The balance of impacts from change in commercial advertising technologies is complex. While the focus here is on commercial advertising, the distinction between this and other forms of advertising may have become fuzzier with the introduction of internet search advertising;[18] thus, while yellow pages may have a greater immediate ability to provide detailed content to users, because of larger ad sizes that permit provision of more information to customers, the market outcome has moved away from greater information provision to less, taking account of screen space constraints. The use of screens shrinks the immediate availability of information and replaces that with likely much greater commercial information provided over a separate advertiser-operated website, to which users go by a click from the short-form advertisement. However, the success of the different advertising technologies ultimately reflects an evolution in the underlying consumer preferences. These preferences may include a desire for immediate access to highly detailed information, a preference which is arguably best served by internet search, second best served by curated internet directories, and least well served by static yellow pages. The evidence for this ordering lies in how usage patterns of the three media changed over time, as each of the first two lost usage to the subsequent medium.

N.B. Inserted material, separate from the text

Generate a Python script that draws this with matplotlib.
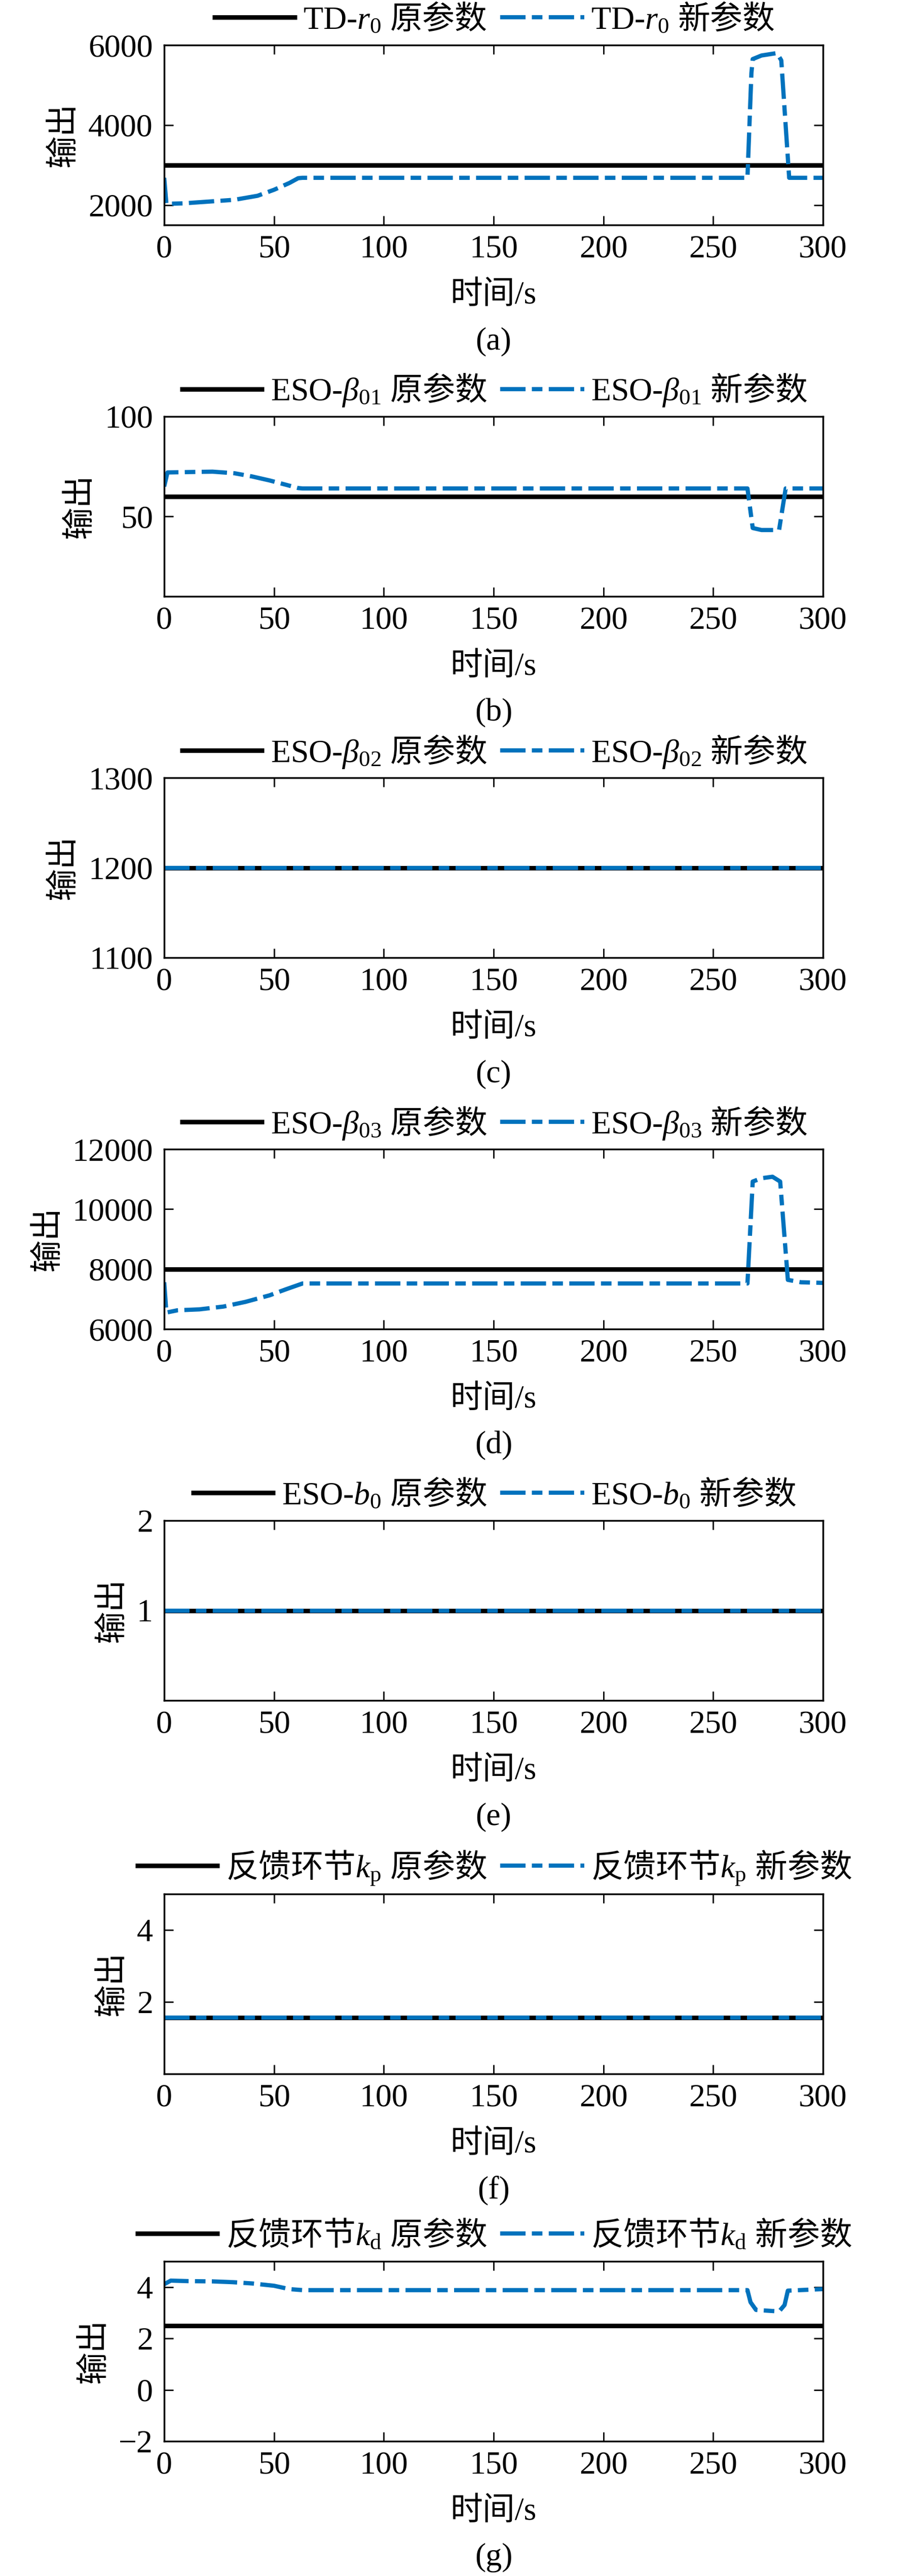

[1] Sean F. Ennis, University of East Anglia, Centre for Competition Policy, and Norwich Business School. s.ennis@uea.ac.uk. Many thanks to colleagues for helpful conversations on this topic.

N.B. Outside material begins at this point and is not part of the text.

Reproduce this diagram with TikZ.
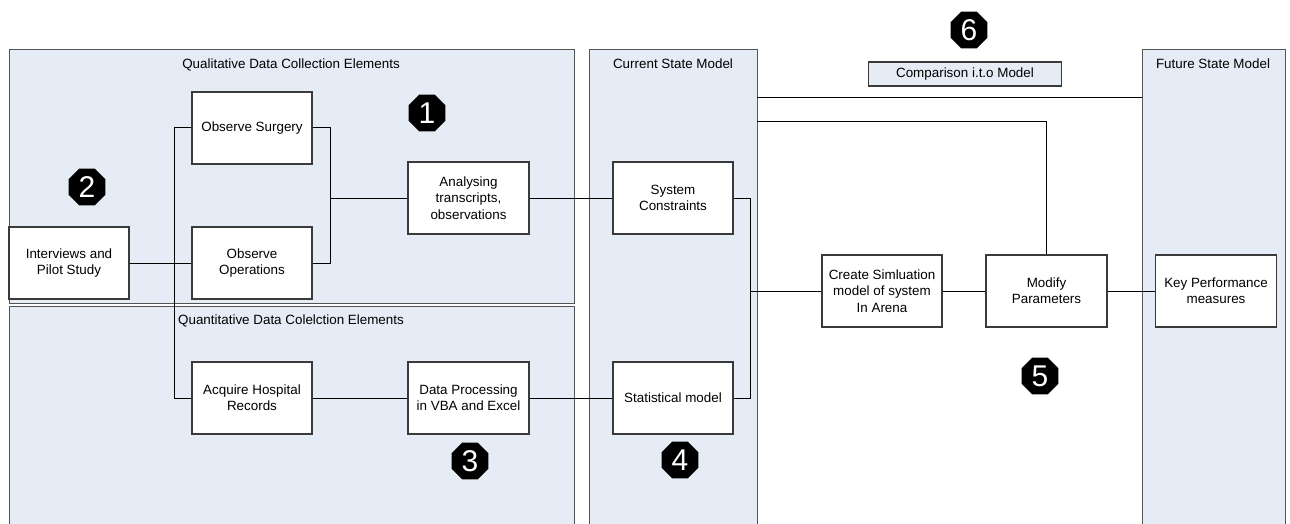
\documentclass[tikz,border=0pt]{standalone}
\usepackage{fontspec}
\setmainfont{Liberation Sans}
\usetikzlibrary{shapes.geometric}
\definecolor{panelfill}{HTML}{E6ECF6}
\definecolor{panelline}{HTML}{555555}
\definecolor{boxline}{HTML}{3A3A3A}
\tikzset{
  panel/.style={draw=panelline, line width=0.9pt, fill=panelfill, rectangle, anchor=north west, inner sep=0pt},
  ptitle/.style={font=\fontsize{13.4}{16}\selectfont, inner sep=0pt, anchor=center},
  procbox/.style={draw=boxline, line width=1.1pt, fill=white, rectangle, minimum width=120pt, minimum height=72pt, align=center, inner sep=1pt, font=\fontsize{13.4}{16.4}\selectfont},
  cmpbox/.style={draw=boxline, line width=1.1pt, fill=panelfill, rectangle, minimum width=193pt, minimum height=24pt, inner sep=0pt, font=\fontsize{13.4}{16}\selectfont},
  badge/.style={regular polygon, regular polygon sides=8, minimum size=40pt, inner sep=0pt, fill=black, text=white, font=\fontsize{30}{30}\selectfont},
  conn/.style={draw=black, line width=1pt},
}
\begin{document}
\begin{tikzpicture}[x=1pt,y=-1pt]
\clip (0,0) rectangle (1290,524);
\fill[white] (0,0) rectangle (1290,524);
% panels
\node[panel, minimum width=565pt, minimum height=253pt] (qual) at (8.5,49.5) {};
\node[panel, minimum width=565pt, minimum height=230pt] (quant) at (8.5,305.5) {};
\node[panel, minimum width=168pt, minimum height=480pt] (current) at (588.5,49.5) {};
\node[panel, minimum width=142.5pt, minimum height=480pt] (future) at (1142,49.5) {};
% panel titles
\node[ptitle] (qualt) at (291,65) {Qualitative Data Collection Elements};
\node[ptitle] (quantt) at (291,321) {Quantitative Data Colelction Elements};
\node[ptitle] (currentt) at (673,64) {Current State Model};
\node[ptitle] (futuret) at (1213,64) {Future State Model};
% boxes
\node[procbox] (surgery) at (252,128) {Observe Surgery};
\node[procbox] (operations) at (252,263) {Observe\\Operations};
\node[procbox] (interviews) at (69,263) {Interviews and\\Pilot Study};
\node[procbox, minimum width=121pt] (analysing) at (468.5,198) {Analysing\\transcripts,\\observations};
\node[procbox] (acquire) at (252,398) {Acquire Hospital\\Records};
\node[procbox, minimum width=121pt] (dataproc) at (468.5,398) {Data Processing\\in VBA and Excel};
\node[procbox] (syscon) at (673,198) {System\\Constraints};
\node[procbox] (statmodel) at (673,398) {Statistical model};
\node[procbox] (createsim) at (882,291) {Create Simluation\\model of system\\In Arena};
\node[procbox, minimum width=121pt] (modify) at (1046.5,291) {Modify\\Parameters};
\node[procbox, minimum width=121pt] (keyperf) at (1216,291) {Key Performance\\measures};
\node[cmpbox] (compare) at (965,74) {Comparison i.t.o Model};
% badges
\node[badge] (b1) at (427,113) {1};
\node[badge] (b2) at (87,187) {2};
\node[badge] (b3) at (470,461) {3};
\node[badge] (b4) at (680,460) {4};
\node[badge] (b5) at (1040,376) {5};
\node[badge] (b6) at (969,30) {6};
% helper coordinates
\coordinate (vL) at (174,0);
\coordinate (bR) at (330,0);
\coordinate (vC) at (750,0);
\coordinate (hA) at (760,97.7);
\coordinate (hB) at (760,121.7);
% connectors
\draw[conn] (surgery.west) -| (vL |- acquire.west) -- (acquire.west);
\draw[conn] (interviews.east) -- (operations.west);
\draw[conn] (surgery.east) -| (bR |- operations.east) -- (operations.east);
\draw[conn] (bR |- analysing.west) -- (analysing.west);
\draw[conn] (analysing.east) -- (syscon.west);
\draw[conn] (acquire.east) -- (dataproc.west);
\draw[conn] (dataproc.east) -- (statmodel.west);
\draw[conn] (syscon.east) -| (vC |- statmodel.east) -- (statmodel.east);
\draw[conn] (vC |- createsim.west) -- (createsim.west);
\draw[conn] (createsim.east) -- (modify.west);
\draw[conn] (modify.east) -- (keyperf.west);
\draw[conn] (hA -| current.east) -- (hA -| future.west);
\draw[conn] (hB -| current.east) -| (modify.north);
\end{tikzpicture}
\end{document}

[2] These include information, brand, and price advertising in addition to core commercial advertising for finding sellers and learning how to contact or visit them.

[3] Much advertising comes when users are not explicitly seeking the advertised information, such as fashion advertising whether it is delivered in a magazine or on an internet application.

[4] Yellow Pages were produced both by primary companies, such as telephone companies and, in the U.S., by competitors that also delivered free yellow pages to homes. (For a valuable analysis of this competition, see Rysman, M. (2004). Competition between Networks: A Study of the Market for Yellow Pages. The Review of Economic Studies71(2), 483–512. http://www.jstor.org/stable/3700635.

[5] The media may also be capable of other types of searches.

[6] We are not here focusing on yellow pages as separate internet products, though these do exist. Not only have they been generally less successful than search engines, they may around 2001 have accounted for as much as 5% of advertising revenues for internet search engines, suggesting that they were not necessarily the first port of call for commercial searches over the internet.

[7] Businesses did have an option not to appear in the yellow pages.

[8] The sizes of ad boxes ranged from small numbers of extra words in an ad to one full page, and thus included a great range of advertising size options.

[9] Other versions of electronic directories existed earlier, such as the French Minitel version of the Pages Jaunes (yellow pages).

[10] In many respects, this curated structure could be considered inspired by the Library of Congress Classification or Dewey Decimal Classification.

[11] It is worthy of note that Yahoo! turned down opportunities to purchase Google for $1 million in 1998 and for $5 billion in 2002 both of these offers occurring at times when Yahoo had a higher market value than Google.

[12] New interests might arise from news, sports events, and many other sources of changing focus in search over time.

[13] The updates of web pages and the creation of new pages and websites require regular collection of information form the internet.

[14] The cost of advertising was nonetheless much lower for smaller ads than larger ones.

[15] Previously, limited ability to target advertising narrowly restricted opportunities for narrowly focused advertisers.

[16] The time needed for advertising to appear in yellow pages could be as. Much as 18 months after the decision to undertake advertising, due to the annual production schedule of yellow pages and their lead times for contracting and production.

[17] This example is not intended to suggest that most advertisers spend 50 percent of their revenues on search advertising.

[18] For example, the distinction between commercial advertising and brand advertising may be less clear.